With the current surge in generative AI, advancements have primarily been made in the realm of linguistics, yet some researchers argue that, similar to early IQ tests, spatial intelligence is being overlooked on the path to artificial general intelligence (AGI). The recent announcement by Fei-Fei Li, about her new startup focusing on spatial intelligence underscores its importance. This type of intelligence is not only critical for orienting maps or planning layouts but is increasingly vital in AI applications ranging from autonomous vehicles to augmented reality.
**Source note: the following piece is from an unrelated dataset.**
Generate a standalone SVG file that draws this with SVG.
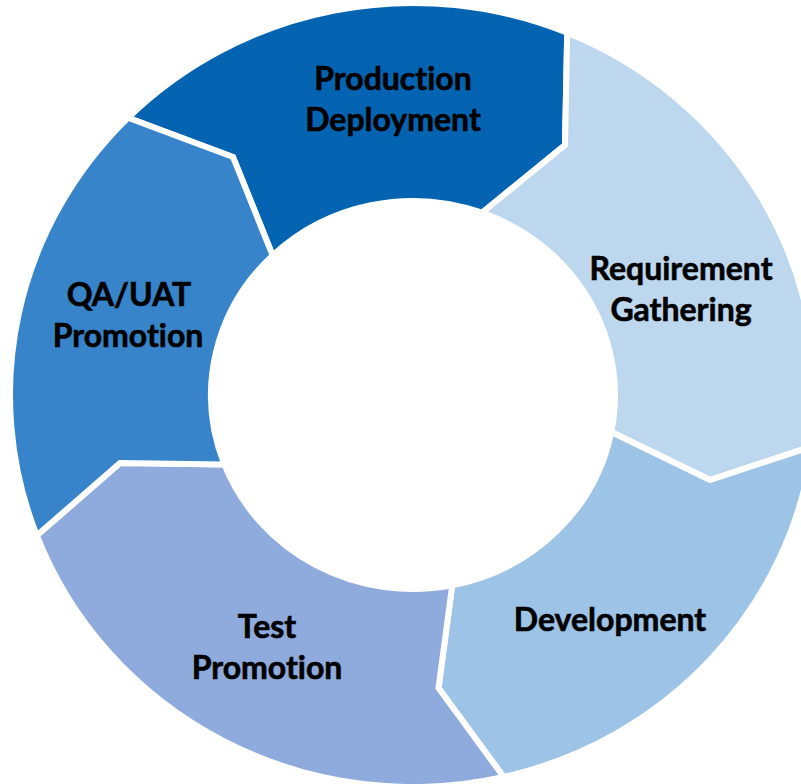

By enhancing AI's spatial reasoning capabilities, we enable more sophisticated interaction with and navigation of the physical world.
What is spatial intelligence in AI?
We use spatial intelligence when we need to orient on a map, arrange our clothes in a suitcase to fit everything in, park a car in a tight space, or plan the steps involved in a complex recipe.
Spatial intelligence in AI teaches systems to interpret, navigate, and manipulate aspects of the physical world, which is increasingly crucial in applications ranging from self-driving cars and robotics to geographic information systems (GIS) and augmented reality (AR). These capabilities extend beyond simple recognition to include intricate interactions and understanding of complex environments.